Am 05.07.2013 um 07:50 schrieb Mandeep Sandhu <[email protected]>:
> On Fri, Jul 5, 2013 at 3:33 AM, Guido Seifert <[email protected]> wrote:
>> ... if I may translate a German proverb:
>> Better an end with pain than pain without end.
>
> I like this proverb...will be good as an email signature! :P
The actual german proverb is: "Lieber ein Ende mit Schrecken als Schrecken ohne
Ende."
The closest translation I found at
http://www.phrasen.com/uebersetze,Better-an-end-with-terror-than-terror-without-an-end,2983,e.html
sais:
"Better an end with terror than terror without an end."
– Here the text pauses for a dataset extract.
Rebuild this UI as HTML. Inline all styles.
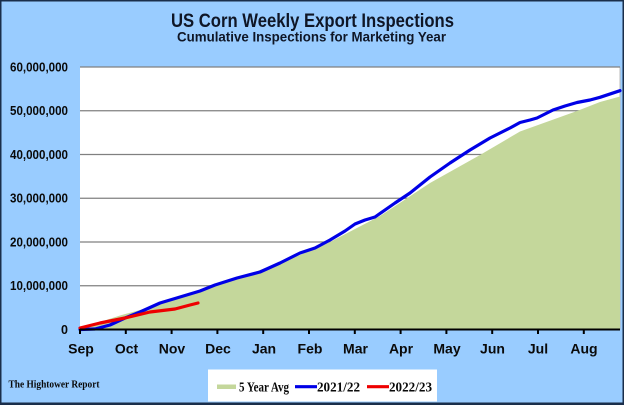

Der Schrecken (noun) = terror, horror, fright etc
But I agree that "pain" is a better fit in this context ;)
To bring it a little back ontopic:
If the whole purpose was to deploy a given application on Linux (rather than,
say, compile Qt 5 and install it under /usr/lib "for general use"), then
A) I could compile Qt myself (-> make sure that no existing system plugins from
e.g. KDE are pulled in, which on their turn could pull in an older/different Qt
version)
B) Deploy that Qt compile with my application
(/opt/MyApp/[bin|lib|resources|...] - or wherever would be the appropriate
location for "application bundles" on Linux these days)
Yes, "duplicated /shared/ libs! Not the proper place to install!" - I hear you
:) But I am really thinking "Mac Bundles" here (where the appropriate libraries
to pick up are "hard-coded" after (during?) link time into each binary/shared
lib with the "nametool" on OS X).
That should work on Linux, too - right?